Question

I'm going through a program written in C/C++ for control in robotics. Basically, three different programs run at the same time, and they communicate via shared memory. Google-ling around I found thinks like vxWorks and the boost libraries interprocess headers (Boost documentation: Sharing memory between processes).

Now, I don't want to look at the implementation, I can read the link above. But I cannot get my head around to how the boost library does this. I mean, one application allocates memory, and other access that memory, but how do they communicate? isn't it unsafe to do this?

Was it helpful?

Solution

But I cannot get my head around to how the boost library does this.

The boost interprocess mechanism has three necessary components to work:

  1. memory-mapped file: a memory-mapped file needs to be created and passed to a boost.interprocess allocator. This allocator will take chunks of the file and use them as if they were returned by a std::allocator, with mapping applied so that the memory is compatible to in-process specific memory.

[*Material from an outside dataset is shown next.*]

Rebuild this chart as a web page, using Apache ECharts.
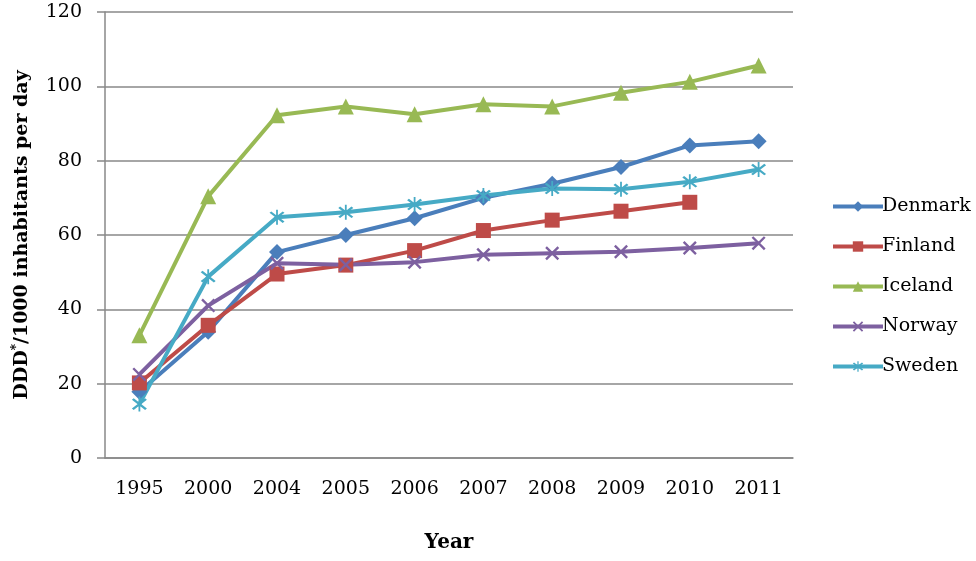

  2. boost.interprocess container; this kind of container will use the memory returned by the allocator and offer a std::container like interface (begin/end/size/push_back, etc).

  3. synchronization mechanism; this can be any interprocess mutex and should be used to prevent data access race conditions.

I mean, one application allocates memory, and other access that memory, but how do they communicate? isn't it unsafe to do this?

The allocated memory is actually a shared memory-mapped file The communication is indirect, with both applications setting or reading the data, as they need. The safety comes from using interprocess synchronization primitives.

OTHER TIPS

shared memory is not the complete picture for IPC, its a data-passing mechanism but you still need some way to inform the other process that some data has been updated and is available to be read. How you do this is up to you, typically you'd use an OS mutex or event object, each process waits on this to be set, the application writing sets it once its finished writing. Then threads in the other programs wake up and read.

Alternatively you can poll, read the data regularly for a value that changes when the data is updated (eg a incrementing counter).

Boost uses memory mapping of a file.

Both unix and windows support creation of files that don't exist on the normal file system for just this purpose.

Then you will need to synchronize access to that memory like you would if different threads were to access it. Meaning concurrent reads can happen without synchronization but as soon as one process want to write you will need to prevent the others from accessing it.

Atomic operations on the shared memory is still possible if you want a lockless synchronization.

Shared memory is still just memory. You can put a mutex, spinlock or any other synchronization primitive in there, and use them to synchronize your processes' access to the shared memory, exactly like threads use those primitives to synchronize access to the memory visible to them.

The only real differences are:

  1. threads share all memory and the same address space, so raw pointers work for them. Memory shared between processes works exactly the same, but may be mapped at different addresses in each process, so you can't simply pass raw pointers between them

    • NB. this has a knock-on effect on some implementation details of virtual methods, runtime type information, and some other C++ mechanisms. Stick to trivially-initializable (plain old data) types with no virtual methods or dynamic casts in your shared memory, don't use typeid on them, and you should be fine.
  2. some synchronization primitives may need special flags or attributes to work correctly between processes (see the PTHREAD_PROCESS_SHARED attribute for POSIX thread mutexes, for example). This isn't really to do with the memory and synchronization in themselves, but due to the kernel/scheduler interaction needed to wake up sleeping waiters.


So:

but how do they communicate?

The same way different threads communicate, allowing for the caveats above

isn't it unsafe to do this?

Yes, it's exactly as unsafe for processes to communicate via shared memory as it is for threads to communicate via shared memory, and they need equivalent (or identical) synchronization to make it safe.

Notice that C and C++ are different languages.

Shared memory is impossible in purely standard C11, or C++11 (since the standard does not define that), or even C++14 (whose n3690 draft, and presumably official standard, does not mention shared memory outside of multi-threading). So you need extra libraries to get shared memory. But some operating systems have support for shared memory. So several libraries providing shared memory, built above existing operating system services, exist. You could perhaps consider using the POCO framework library (which abstracts over OS specific details)

For Linux (and perhaps POSIX), look into shm_overview(7). You'll need to synchronize, so see also sem_overview(7)

VXWorks (which I don't know, but googled for it) has VxMP

You need to carefully understand what is really happening. You probably want to share only plain old data struct-s (not C++ classes!) and you should be very careful about the addresses (each process might get different address for the common shared memory segment) and about synchronization.

Alternatively, use threads. Notice that C++11 standard defines a thread library.